[Rows from a dataset of charts and code]
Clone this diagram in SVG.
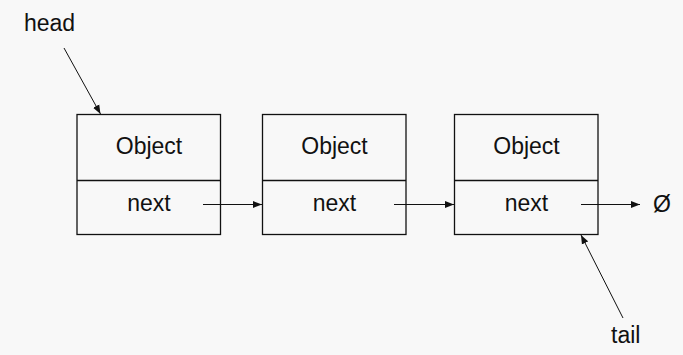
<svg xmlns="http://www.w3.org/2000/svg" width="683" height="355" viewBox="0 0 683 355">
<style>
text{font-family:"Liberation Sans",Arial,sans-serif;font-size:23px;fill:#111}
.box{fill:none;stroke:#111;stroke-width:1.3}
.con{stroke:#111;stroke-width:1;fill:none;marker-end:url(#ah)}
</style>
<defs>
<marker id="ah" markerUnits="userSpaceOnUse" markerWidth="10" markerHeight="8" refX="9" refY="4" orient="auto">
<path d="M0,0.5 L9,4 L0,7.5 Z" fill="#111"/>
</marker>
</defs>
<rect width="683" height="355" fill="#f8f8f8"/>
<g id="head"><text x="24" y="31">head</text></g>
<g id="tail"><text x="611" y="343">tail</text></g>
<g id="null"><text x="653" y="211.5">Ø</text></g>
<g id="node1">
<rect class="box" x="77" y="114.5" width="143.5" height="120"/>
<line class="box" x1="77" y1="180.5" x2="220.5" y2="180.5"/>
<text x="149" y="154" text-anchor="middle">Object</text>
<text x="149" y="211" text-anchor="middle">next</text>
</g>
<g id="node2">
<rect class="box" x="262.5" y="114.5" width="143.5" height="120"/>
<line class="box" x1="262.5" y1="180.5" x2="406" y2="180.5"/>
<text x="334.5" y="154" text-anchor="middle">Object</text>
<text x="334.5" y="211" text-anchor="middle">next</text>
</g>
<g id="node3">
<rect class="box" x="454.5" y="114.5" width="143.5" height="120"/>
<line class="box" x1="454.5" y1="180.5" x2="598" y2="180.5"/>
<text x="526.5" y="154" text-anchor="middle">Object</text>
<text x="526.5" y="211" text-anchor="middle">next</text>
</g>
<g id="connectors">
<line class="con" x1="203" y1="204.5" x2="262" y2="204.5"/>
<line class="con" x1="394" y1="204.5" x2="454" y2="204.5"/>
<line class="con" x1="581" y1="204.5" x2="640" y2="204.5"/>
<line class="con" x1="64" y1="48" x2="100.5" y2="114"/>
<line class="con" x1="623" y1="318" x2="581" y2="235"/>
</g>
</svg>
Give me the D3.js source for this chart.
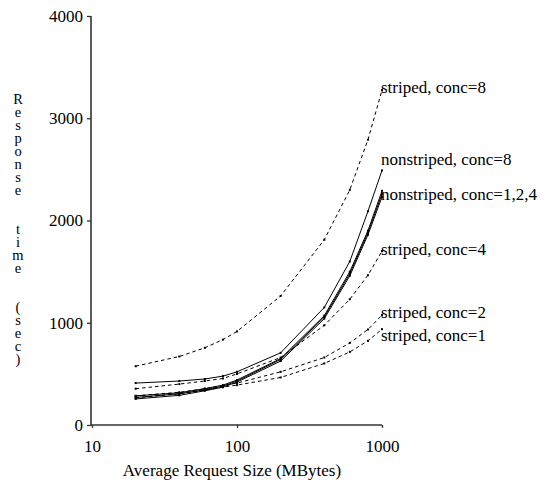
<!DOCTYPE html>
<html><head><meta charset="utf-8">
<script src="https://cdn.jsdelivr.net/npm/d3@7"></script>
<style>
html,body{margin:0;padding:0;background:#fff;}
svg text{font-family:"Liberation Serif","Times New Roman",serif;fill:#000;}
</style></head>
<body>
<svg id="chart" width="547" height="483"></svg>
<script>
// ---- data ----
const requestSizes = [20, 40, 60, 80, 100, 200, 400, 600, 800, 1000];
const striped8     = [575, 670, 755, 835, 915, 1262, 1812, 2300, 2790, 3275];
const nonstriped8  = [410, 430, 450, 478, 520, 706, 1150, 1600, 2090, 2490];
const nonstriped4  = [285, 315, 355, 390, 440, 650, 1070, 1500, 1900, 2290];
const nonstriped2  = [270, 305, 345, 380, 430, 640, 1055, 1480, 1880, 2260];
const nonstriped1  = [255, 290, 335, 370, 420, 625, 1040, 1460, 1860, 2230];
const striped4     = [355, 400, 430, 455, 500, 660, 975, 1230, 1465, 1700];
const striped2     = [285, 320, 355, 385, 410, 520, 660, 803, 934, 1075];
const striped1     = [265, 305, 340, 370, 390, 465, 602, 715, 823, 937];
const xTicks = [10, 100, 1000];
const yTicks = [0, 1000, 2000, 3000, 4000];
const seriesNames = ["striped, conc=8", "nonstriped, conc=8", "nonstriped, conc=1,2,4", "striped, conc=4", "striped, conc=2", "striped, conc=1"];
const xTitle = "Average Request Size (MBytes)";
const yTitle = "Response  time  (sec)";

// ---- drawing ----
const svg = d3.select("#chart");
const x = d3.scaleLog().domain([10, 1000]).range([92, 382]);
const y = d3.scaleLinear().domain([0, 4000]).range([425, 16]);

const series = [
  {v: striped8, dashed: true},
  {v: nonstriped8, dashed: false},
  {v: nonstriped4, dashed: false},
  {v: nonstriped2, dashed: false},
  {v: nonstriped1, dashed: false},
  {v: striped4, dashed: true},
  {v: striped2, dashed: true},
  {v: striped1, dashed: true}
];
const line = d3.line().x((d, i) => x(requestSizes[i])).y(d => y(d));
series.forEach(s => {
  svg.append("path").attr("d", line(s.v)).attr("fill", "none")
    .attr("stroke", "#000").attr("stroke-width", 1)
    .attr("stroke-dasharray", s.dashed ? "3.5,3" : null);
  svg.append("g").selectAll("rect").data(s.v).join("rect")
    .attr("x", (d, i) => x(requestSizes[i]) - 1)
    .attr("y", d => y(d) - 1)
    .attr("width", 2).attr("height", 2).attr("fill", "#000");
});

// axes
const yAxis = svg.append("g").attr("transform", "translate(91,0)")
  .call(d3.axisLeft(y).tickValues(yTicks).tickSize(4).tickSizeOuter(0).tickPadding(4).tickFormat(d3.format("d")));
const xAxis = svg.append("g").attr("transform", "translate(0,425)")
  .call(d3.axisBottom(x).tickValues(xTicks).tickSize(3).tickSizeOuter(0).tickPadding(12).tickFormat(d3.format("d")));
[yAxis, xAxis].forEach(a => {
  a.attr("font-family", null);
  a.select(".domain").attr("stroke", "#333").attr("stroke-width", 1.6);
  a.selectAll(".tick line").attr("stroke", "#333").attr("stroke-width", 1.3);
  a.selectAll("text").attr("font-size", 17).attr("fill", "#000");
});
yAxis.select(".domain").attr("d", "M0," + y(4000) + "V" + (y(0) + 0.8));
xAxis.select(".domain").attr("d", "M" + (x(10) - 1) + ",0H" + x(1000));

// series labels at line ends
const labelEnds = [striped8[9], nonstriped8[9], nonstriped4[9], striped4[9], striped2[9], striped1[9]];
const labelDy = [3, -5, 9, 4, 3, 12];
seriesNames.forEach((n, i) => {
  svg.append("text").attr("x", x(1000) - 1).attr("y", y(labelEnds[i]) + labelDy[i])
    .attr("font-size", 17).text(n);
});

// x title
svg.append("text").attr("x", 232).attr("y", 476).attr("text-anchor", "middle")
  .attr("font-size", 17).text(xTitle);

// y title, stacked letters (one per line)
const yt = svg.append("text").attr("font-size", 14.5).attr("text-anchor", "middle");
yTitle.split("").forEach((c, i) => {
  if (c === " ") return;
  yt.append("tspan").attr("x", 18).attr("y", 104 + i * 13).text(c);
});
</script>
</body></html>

## Exercise
Report each line of the material above where the word "this" appears.

## Written answer
Clone this diagram in SVG.
Give me the D3.js source for this chart.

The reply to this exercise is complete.